On the May 13, 2009, show it was announced but not confirmed that Rogers' longtime show producer and fill-in host Jorge Rodriguez was being fired by WQAM in a cost-cutting measure. Rogers' contract included the ability for him to choose his producer and no resolution was found by the end of the program even after Rogers called his agent on the air. Rodriguez's future with the show was a topic of interest in the South Florida media, including the Sun-Sentinel newspaper. Rodriguez's firing was confirmed by Rogers at the start of the May 14, 2009 program.

Rodriguez's firing drew a great response from Rogers' fans. Rodriguez later began The Jorge Rodriguez Show on SoFloRadio.com

Rodriguez was replaced by WQAM Deputy Program Director Lee "Flee" Feldman. Feldman stated that he worked on The Neil Rogers Show without any increase in his salary.

==Retirement==
It was announced on June 22, 2009, that Rogers and Beasley Broadcast Miami reached an agreement where Rogers would no longer be featured on-air at WQAM but would consult for the station under a new agreement.

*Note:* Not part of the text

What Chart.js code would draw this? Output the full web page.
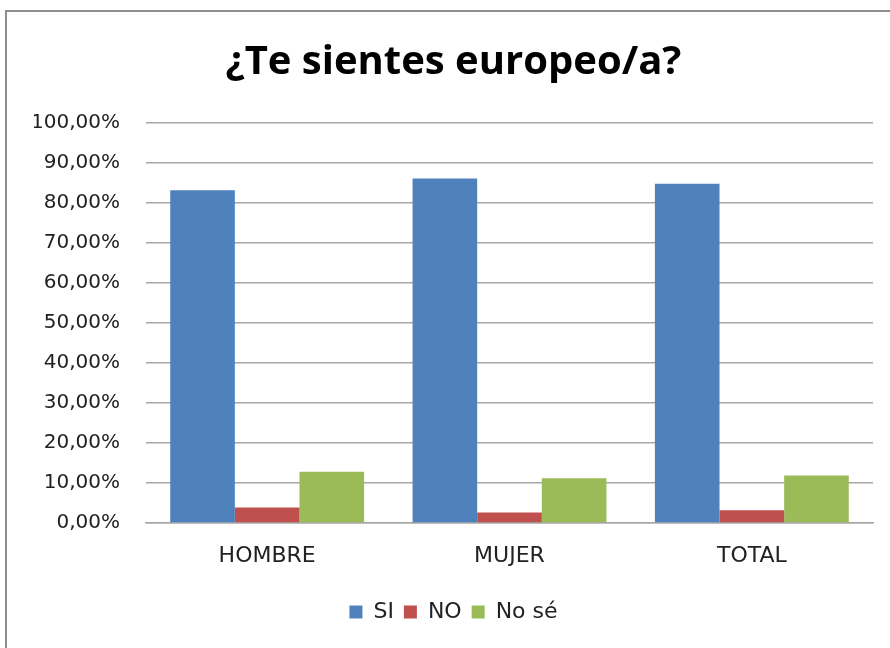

Rogers' last show was on Friday, June 12, 2009. Neil Rogers then retired from on-air radio.

==Death==
Rogers, at age 68, had been suffering from several health ailments in the last months of his life. His friend and attorney Norm Kent said the radio host suffered a stroke and heart attack in October and his condition had been declining since Thanksgiving. He died on December 24, 2010, at the age of 68.

In a Miami SunPost column eulogizing Rogers, Charles Branham-Bailey described his personality:

He could bite into you like a pit bull on the air, yet in his off-air persona, regard you with puppy dog gentility.

==National Radio Hall of Fame induction==
On July 11, 2016, it was announced that the National Radio Hall of Fame nominating committee had voted to induct Rogers, along with three other individuals, for their contribution to the radio industry. Rogers longtime friend and producer, Jorge Rodriguez, accepted the posthumous award.